Universities UK (UUK) and University College Union (UCU) have agreed to reverse the 35% cut made to the industry’s Universities Superannuation Scheme (USS) pension and restore what has been lost.

In a joint statement published today, UUK and UCU agreed to full benefit restoration to pre-April 2022 levels by Monday 1 April 2024, which is worth between £15bn and £17bn, as well as an additional one-off pension payment of around £900m to help make good the money members have lost since April 2022.

The agreement is said to pave the way for new contribution rates to be introduced as soon as January.

The scheme trustee has estimated total contribution rates need to be 20.6% for benefits to be restored. This will likely bring employee contributions rates down from 9.8% to 6.1% with a decision by the USS trustee board expected in November.

The trustee has shown it is sustainable to keep the new contribution rates and improved benefits for at least two valuation cycles.

UUK and UCU also committed to continuing to work together to ensure the stability of benefits and contributions at future valuations, according to the statement. They said this will likely be done through the stability working group that UCU, UUK and the scheme trustee jointly sit on.

UCU’s higher education committee will vote on whether to ratify the agreement tomorrow, which is then subject to an ongoing consultation of scheme members and proposals that will be submitted to the USS Joint Negotiating Committee on 30 October 2023.


UCU members have taken a total of 69 days of strike action in defence of their USS pensions since 2018. This includes 14 days of strike action in 2018 over threats to close the defined benefit element of the scheme and 55 days since 2019 over contribution increases and benefit cuts.

UCU general secretary Jo Grady said: “Four years ago our members were told that winning back their pension was an impossible task. When standing for election, I made it clear that it was only by the whole union pulling together and never giving up that we would win this dispute. Many doubted us.”

She said that today was a “historic” moment for UCU members.

“This is just the start for our union. We have pension justice. We now move on to delivering justice on pay and job security. We will not stop until we create a higher education sector that properly values its staff,” she noted.

Vivienne Stern at Universities UK

Vivienne Stern at Universities UK

Vivienne Stern, chief executive officer of Universities UK, said: “We are delighted to have been able to agree on an outcome for the 2023 USS valuation which will be good for all members of the UK’s largest private pension scheme, and which will bring down costs for both members and employers.”

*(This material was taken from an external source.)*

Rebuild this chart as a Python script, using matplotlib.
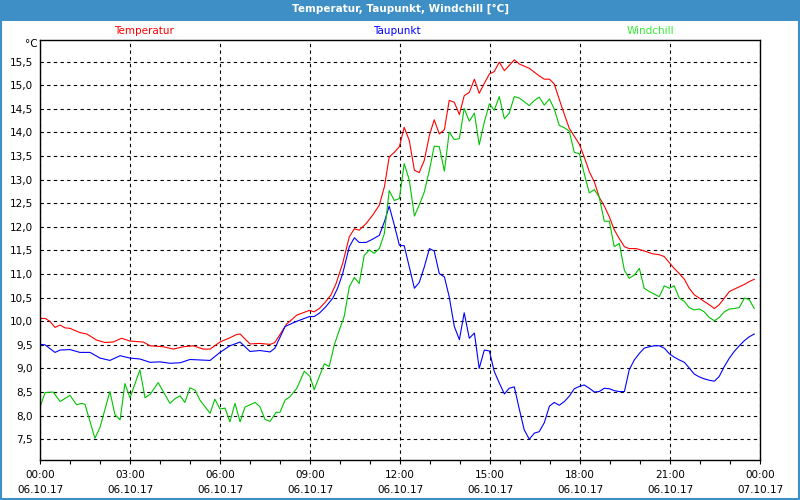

Stern said that this has been possible largely as a result of dramatic changes in economic conditions since the last valuation, including high interest rates, combined with the commitment from employers for additional financial backing – or covenant support.

She added: “When the scheme was in deficit in the past, we took steps to stabilise it. Now that it is in better shape, we are pleased that we can agree to pass on the benefits of the improved position through lower contributions and improved benefits.”

She also noted that it was “vitally important” to stabilise the scheme to avoid future fluctuations in its fortunes.

“The projected surplus in the scheme is an important protection, but we need to continue to work, with renewed momentum, towards arrangements which will provide longer term stability,” Stern said.

USS welcomes agreement

A spokesperson for the USS welcomed the agreement between UUK and UCU and their ongoing commitment to consider the future stability of the scheme over the long term.

The USS spokesperson said: “From the outset, we stated our collective ambition was to complete the 2023 valuation under an accelerated timetable – and we look forward to working with UUK and UCU representatives on the Joint Negotiating Committee, and wider stakeholders, on how to achieve the further acceleration of the timetable indicated in the joint statement.”

The spokesperson added that the trustee consultation with the UUK on the proposed funding assumptions and methodology for the 2023 valuation closed at the end of September and currently UUS is considering the responses received.

“A statutory employer-led consultation with affected employees (and their representatives) on potential benefit changes is already underway and is due to run until late November. Final decisions will follow thereafter,” the spokesperson said.